**WHAT THIS TASK INVOLVES**
Identify the lines that contain the word "matplotlib", then copy them.

**PROVIDED DATA**
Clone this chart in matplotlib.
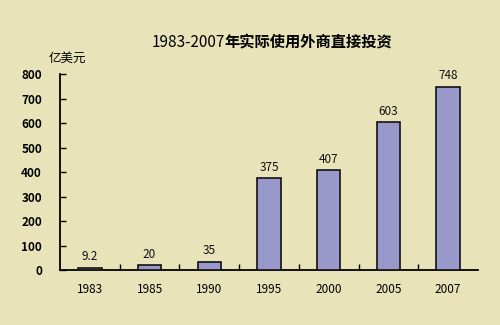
import matplotlib.pyplot as plt
import numpy as np

plt.rcParams['font.family'] = ['Noto Sans CJK SC', 'DejaVu Sans']

# Data
years = ["1983", "1985", "1990", "1995", "2000", "2005", "2007"]
values = [9.2, 20, 35, 375, 407, 603, 748]
value_labels = ["9.2", "20", "35", "375", "407", "603", "748"]

bg = "#E9E3B9"

fig = plt.figure(figsize=(5, 3.25), dpi=100)
fig.patch.set_facecolor(bg)
ax = fig.add_axes([0.12, 0.169, 0.836, 0.603])
ax.set_facecolor(bg)

x = np.arange(len(years))
ax.bar(x, values, width=0.39, color="#9898CA", edgecolor="#111111", linewidth=1.2, zorder=3)

for xi, v, lab in zip(x, values, value_labels):
    ax.text(xi, v + 18, lab, ha="center", va="bottom", fontsize=8.5, color="#111111")

ax.set_xlim(-0.5, len(years) - 0.5)
ax.set_ylim(0, 800)
ax.set_yticks(range(0, 801, 100))
ax.set_xticks(x)
ax.set_xticklabels(years)
ax.set_xticks(np.arange(0.5, len(years) - 0.5, 1), minor=True)

ax.tick_params(axis="x", which="major", length=0, pad=9, labelsize=8.5)
ax.tick_params(axis="x", which="minor", direction="in", length=4, width=1)
ax.tick_params(axis="y", direction="in", length=4, width=1, labelsize=8.5, pad=13)
for lab in ax.get_yticklabels():
    lab.set_fontweight("bold")

for s in ["top", "right"]:
    ax.spines[s].set_visible(False)
ax.spines["left"].set_linewidth(1.3)
ax.spines["bottom"].set_linewidth(1.3)

fig.text(0.304, 0.868, "1983-2007", fontsize=11, ha="left", va="center")
fig.text(0.448, 0.868, "年实际使用外商直接投资", fontsize=11, fontweight="bold",
         ha="left", va="center")
fig.text(0.097, 0.822, "亿美元", fontsize=9, ha="left", va="center")

fig.savefig("out.png", dpi=100, facecolor=bg)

**SOLUTION BELOW**
Clone this chart in matplotlib.
import matplotlib.pyplot as plt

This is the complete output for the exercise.